Enquanto negros, jovens, pobres, mulheres, indígenas, ribeirinhos, estrangeiros, os sem teto continuarem sendo alvo dos que se acham donos do mundo, a sociedade nunca irá caminhar para uma melhoria em condições de vida igualitárias para todos, sobretudo para os que são chamados de minorias. Em poucos dias assistimos, à mortes de homens e mulheres, jovens, algumas crianças e outros idosos a sangue frio, abatidos como se estivessem nesse mundo apenas para satisfazer o desejo carnal e canibal de alguns. Você se assusta com o que lê? E faz o que com essa sua reação? Ou fica só assustado em sua casa, seu quarto, ou na sala diante da TV assistindo a essas demonstrações de barbárie? 

Sim.
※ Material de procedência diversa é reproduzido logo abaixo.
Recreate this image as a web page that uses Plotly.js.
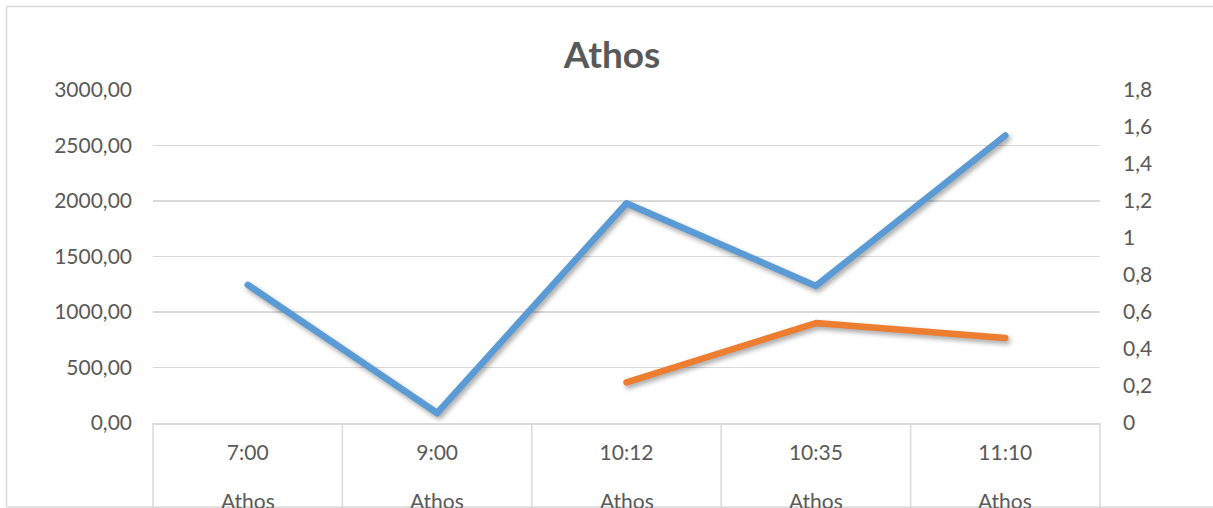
<!DOCTYPE html>
<html>
<head>
<meta charset="utf-8">
<script src="https://cdn.plot.ly/plotly-3.0.1.min.js"></script>
<style>
  html, body { margin: 0; padding: 0; background: #fff; }
  #chart { width: 1213px; height: 508px; }
  .scatterlayer .js-line {
    stroke-linecap: round !important;
    stroke-linejoin: round !important;
    filter: drop-shadow(2px 3px 2.5px rgba(0,0,0,0.35));
  }
</style>
</head>
<body>
<div id="chart"></div>
<script>
const categories = ['7:00', '9:00', '10:12', '10:35', '11:10'];
const groupLabels = ['Athos', 'Athos', 'Athos', 'Athos', 'Athos'];
const blueValues = [1245, 90, 1980, 1235, 2590];
const orangeValues = [null, null, 0.22, 0.54, 0.46];
const chartTitle = 'Athos';

const W = 1213, H = 508;
const M = { l: 153, r: 113, t: 90, b: 85 };
const pw = W - M.l - M.r, ph = H - M.t - M.b;
const textColor = '#595959';
const gridColor = '#D9D9D9';
const fontFamily = 'Lato, "Open Sans", sans-serif';

const idx = categories.map((c, i) => i);

const traces = [
  {
    x: idx, y: blueValues, type: 'scatter', mode: 'lines',
    line: { color: '#5B9BD5', width: 6.5 }, yaxis: 'y', hoverinfo: 'skip'
  },
  {
    x: idx, y: orangeValues, type: 'scatter', mode: 'lines',
    line: { color: '#ED7D31', width: 6.5 }, yaxis: 'y2', connectgaps: false, hoverinfo: 'skip'
  }
];

const shapes = [];
// category box dividers
for (let i = 0; i <= categories.length; i++) {
  shapes.push({
    type: 'line', xref: 'x domain', yref: 'paper',
    x0: i / categories.length, x1: i / categories.length,
    y0: 0, y1: -(M.b + 5) / ph,
    line: { color: gridColor, width: 1.5 }
  });
}
// outer chart border (left, top, bottom visible)
const bx0 = (6.5 - M.l) / pw, bx1 = (W + 60 - M.l) / pw;
const byTop = 1 + (M.t - 6.5) / ph, byBot = -(507 - (M.t + ph)) / ph;
shapes.push({ type: 'line', xref: 'paper', yref: 'paper', x0: bx0, x1: bx0, y0: byBot, y1: byTop, line: { color: gridColor, width: 1.5 } });
shapes.push({ type: 'line', xref: 'paper', yref: 'paper', x0: bx0, x1: bx1, y0: byTop, y1: byTop, line: { color: gridColor, width: 1.5 } });
shapes.push({ type: 'line', xref: 'paper', yref: 'paper', x0: bx0, x1: bx1, y0: byBot, y1: byBot, line: { color: gridColor, width: 1.5 } });

const annotations = idx.map(i => ({
  x: i, xref: 'x', y: -(500 - (M.t + ph)) / ph, yref: 'paper',
  text: groupLabels[i], showarrow: false, yanchor: 'middle',
  font: { family: fontFamily, size: 21, color: textColor }
}));

const layout = {
  width: W, height: H,
  margin: M,
  paper_bgcolor: '#fff', plot_bgcolor: '#fff',
  separators: ', ',
  showlegend: false,
  font: { family: fontFamily, size: 21, color: textColor },
  title: {
    text: '<b>' + chartTitle + '</b>',
    font: { family: fontFamily, size: 37, color: textColor },
    x: 612 / W, xanchor: 'center', xref: 'container',
    y: 1 - 55 / H, yanchor: 'middle', yref: 'container'
  },
  xaxis: {
    range: [-0.5, categories.length - 0.5],
    tickvals: idx, ticktext: categories,
    showgrid: false, zeroline: false,
    showline: true, linecolor: gridColor, linewidth: 1.5,
    ticks: '', ticklabelstandoff: 10,
    tickfont: { family: fontFamily, size: 21, color: textColor },
    fixedrange: true
  },
  yaxis: {
    range: [0, 3000], dtick: 500, tick0: 0,
    tickformat: '.2f',
    showgrid: true, gridcolor: gridColor, gridwidth: 1.2,
    zeroline: false, showline: false, ticks: '',
    ticklabelstandoff: 20,
    tickfont: { family: fontFamily, size: 21, color: textColor },
    fixedrange: true
  },
  yaxis2: {
    overlaying: 'y', side: 'right',
    range: [0, 1.8], dtick: 0.2, tick0: 0,
    showgrid: false, zeroline: false, showline: false, ticks: '',
    ticklabelstandoff: 22,
    tickfont: { family: fontFamily, size: 21, color: textColor },
    fixedrange: true
  },
  shapes: shapes,
  annotations: annotations
};

Plotly.newPlot('chart', traces, layout, { staticPlot: true, displayModeBar: false });
</script>
</body>
</html>
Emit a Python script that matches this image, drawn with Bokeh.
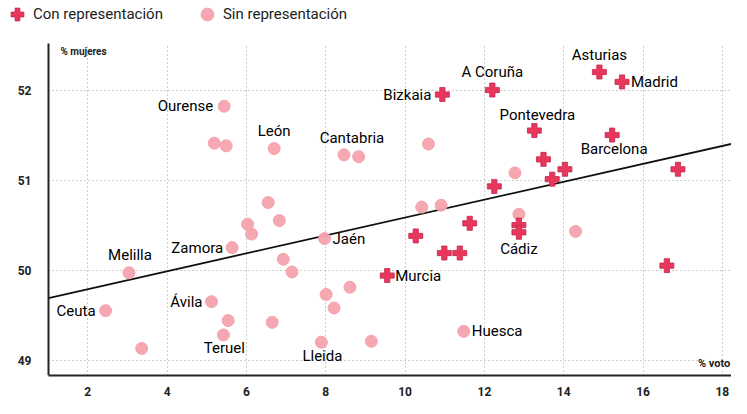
from bokeh.plotting import figure
from bokeh.models import ColumnDataSource, Legend, LegendItem, Label
from bokeh.core.properties import value
from bokeh.embed import file_html
from bokeh.resources import INLINE

# Con representación (crosses)
con_names = ["Asturias", "Madrid", "A Coruña", "Bizkaia", "Pontevedra", "Barcelona",
             "", "", "", "", "", "", "", "", "Cádiz", "", "", "Murcia", ""]
con_x = [14.90, 15.47, 12.20, 10.94, 13.26, 15.22,
         13.49, 14.03, 13.71, 12.25, 16.88, 10.27, 11.63, 12.87, 12.87, 10.99, 11.38, 9.55, 16.60]
con_y = [52.20, 52.09, 52.00, 51.95, 51.55, 51.50,
         51.23, 51.12, 51.01, 50.93, 51.12, 50.38, 50.52, 50.50, 50.42, 50.19, 50.19, 49.94, 50.05]

# Sin representación (dots)
sin_names = ["Ourense", "", "", "León", "Cantabria", "", "", "", "", "", "", "",
             "Zamora", "Jaén", "", "", "", "", "Melilla", "", "", "", "",
             "Ávila", "Ceuta", "", "", "", "Teruel", "", "Lleida", "", "Huesca"]
sin_x = [5.44, 5.19, 5.49, 6.70, 8.46, 8.83, 10.59, 12.77, 6.55, 6.83, 6.03, 6.13,
         5.64, 7.97, 10.42, 10.91, 12.87, 14.30, 3.04, 6.93, 7.15, 8.61, 8.01,
         5.12, 2.45, 8.21, 5.54, 6.65, 5.42, 3.36, 7.89, 9.15, 11.48]
sin_y = [51.82, 51.41, 51.38, 51.35, 51.28, 51.26, 51.40, 51.08, 50.75, 50.55, 50.51, 50.40,
         50.25, 50.35, 50.70, 50.72, 50.62, 50.43, 49.97, 50.12, 49.98, 49.81, 49.73,
         49.65, 49.55, 49.58, 49.44, 49.42, 49.28, 49.13, 49.20, 49.21, 49.32]

x_ticks = [2, 4, 6, 8, 10, 12, 14, 16, 18]
y_ticks = [49, 50, 51, 52]
trend_slope = 0.0994
trend_intercept = 49.59

# axis extents of the chart area
X_MIN, X_MAX = 1.01, 18.23
Y_MIN, Y_MAX = 48.83, 52.52

# label placement (screen px offsets, alignment) by name
label_style = {
    "Asturias": (0, -17, "center"), "Madrid": (9, 0, "left"), "A Coruña": (0, -18, "center"),
    "Bizkaia": (-11, 0, "right"), "Pontevedra": (3, -16, "center"), "Barcelona": (2, 14, "center"),
    "Cádiz": (0, 17, "center"), "Murcia": (8, 0, "left"), "Ourense": (-11, 0, "right"),
    "León": (0, -18, "center"), "Cantabria": (8, -17, "center"), "Zamora": (-9, 0, "right"),
    "Jaén": (8, 0, "left"), "Melilla": (1, -18, "center"), "Ávila": (-9, 0, "right"),
    "Ceuta": (-10, 0, "right"), "Teruel": (1, 13, "center"), "Lleida": (1, 14, "center"),
    "Huesca": (8, 0, "left"),
}

FONT = "Roboto"
RED = "#e8365d"
PINK = "#f5a3ae"

p = figure(width=731, height=398, x_range=(-0.20, X_MAX), y_range=(Y_MIN, 52.994),
           output_backend="svg", toolbar_location=None,
           min_border_left=0, min_border_right=0, min_border_top=0, min_border_bottom=20)
p.outline_line_color = None
p.background_fill_color = "white"

for ax in (p.xaxis, p.yaxis):
    ax.major_tick_line_color = None
    ax.minor_tick_line_color = None
    ax.axis_line_color = "#222222"
    ax.axis_line_width = 2
    ax.major_label_text_font = FONT
    ax.major_label_text_font_style = "bold"
    ax.major_label_text_font_size = "12px"
    ax.major_label_text_color = "#222222"
p.xaxis.ticker = x_ticks
p.yaxis.ticker = y_ticks
p.xaxis.major_label_standoff = 5
p.yaxis.major_label_standoff = 11
p.yaxis.fixed_location = X_MIN
p.yaxis.bounds = (Y_MIN, Y_MAX)
p.xaxis.bounds = (X_MIN, X_MAX)

for g in (p.xgrid, p.ygrid):
    g.grid_line_color = "#9a9a9a"
    g.grid_line_dash = "1 3"
    g.grid_line_width = 1
try:
    p.xgrid.cross_bounds = (Y_MIN, Y_MAX)
    p.ygrid.cross_bounds = (X_MIN, X_MAX)
except Exception:
    pass

trend_x = [X_MIN, X_MAX]
trend_y = [trend_intercept + trend_slope * v for v in trend_x]
p.line(trend_x, trend_y, line_color="#111111", line_width=1.8)

sin_src = ColumnDataSource(dict(x=sin_x, y=sin_y))
con_src = ColumnDataSource(dict(x=con_x, y=con_y))
r_sin = p.scatter("x", "y", source=sin_src, marker="circle", size=12,
                  fill_color=PINK, line_color=PINK, fill_alpha=0.95)
r_con = p.scatter("x", "y", source=con_src, marker="plus", size=14,
                  fill_color=RED, line_color="#c4284c", line_width=0.8)

lx, ly, lt, lxo, lyo, la = [], [], [], [], [], []
for names, xs, ys in ((con_names, con_x, con_y), (sin_names, sin_x, sin_y)):
    for n, xv, yv in zip(names, xs, ys):
        if n:
            dx, dy, al = label_style[n]
            lx.append(xv); ly.append(yv); lt.append(n)
            lxo.append(dx); lyo.append(dy); la.append(al)
lab_src = ColumnDataSource(dict(x=lx, y=ly, text=lt, xo=lxo, yo=lyo, align=la))
p.text("x", "y", text="text", source=lab_src, x_offset="xo", y_offset="yo",
       text_align="align", text_baseline="middle", text_font=value(FONT),
       text_font_size="15px", text_color="#000000")

p.add_layout(Label(x=1.31, y=52.43, text="% mujeres", text_font=FONT, text_font_style="bold",
                   text_font_size="10px", text_color="#222222", text_baseline="middle"))
p.add_layout(Label(x=18.2, y=48.96, text="% voto", text_font=FONT, text_font_style="bold",
                   text_font_size="11px", text_color="#222222", text_baseline="middle",
                   text_align="right", background_fill_color="white"))

legend = Legend(items=[LegendItem(label="Con representación", renderers=[r_con]),
                       LegendItem(label="Sin representación", renderers=[r_sin])],
                orientation="horizontal", location=(1, 345), padding=0, margin=0,
                spacing=28, glyph_width=32, glyph_height=32, label_height=32,
                label_standoff=0, label_text_font=FONT, label_text_font_size="15px",
                label_text_color="#222222", border_line_color=None,
                background_fill_alpha=0)
p.add_layout(legend)

open("out.html", "w").write(file_html(p, INLINE))
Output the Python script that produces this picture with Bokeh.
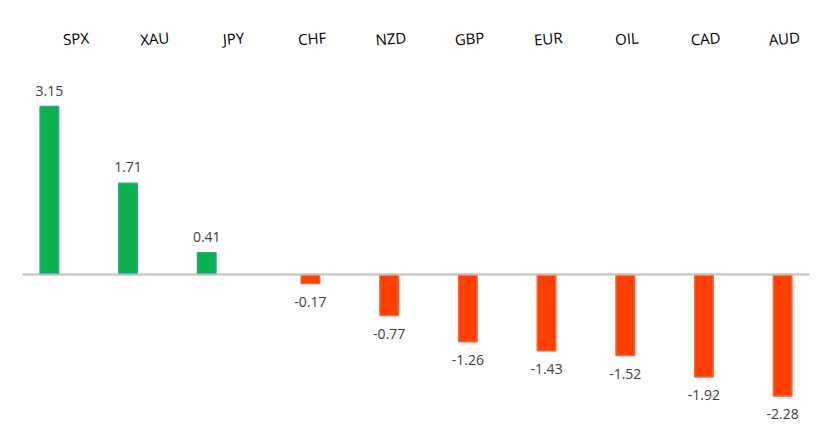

Moïse Kabagambe morreu. Foi morto em nome dessa crueldade desumana, ou para alimentar desejos estranhos que nunca entenderemos os reais motivos. Dinheiro? Soberania? Poder político? Inveja? Xenofobia? Preconceito? Ou, simplesmente por prazer em mostrar que é forte o suficiente para se tirar uma vida? “Cortem as cabeças!”. Sim! Cortem essas cabeças que não conseguem raciocinar e não compreendem o valor de cada vida humana e sua contribuição para a nossa comunidade. Cortem as cabeças desses que veem no dinheiro a única salvação, a ponto de não considerar remunerar todos aqueles que doam do próprio tempo afim de fazer seu negócio financeiro expandir. Seja um quiosque, ou seja uma startup.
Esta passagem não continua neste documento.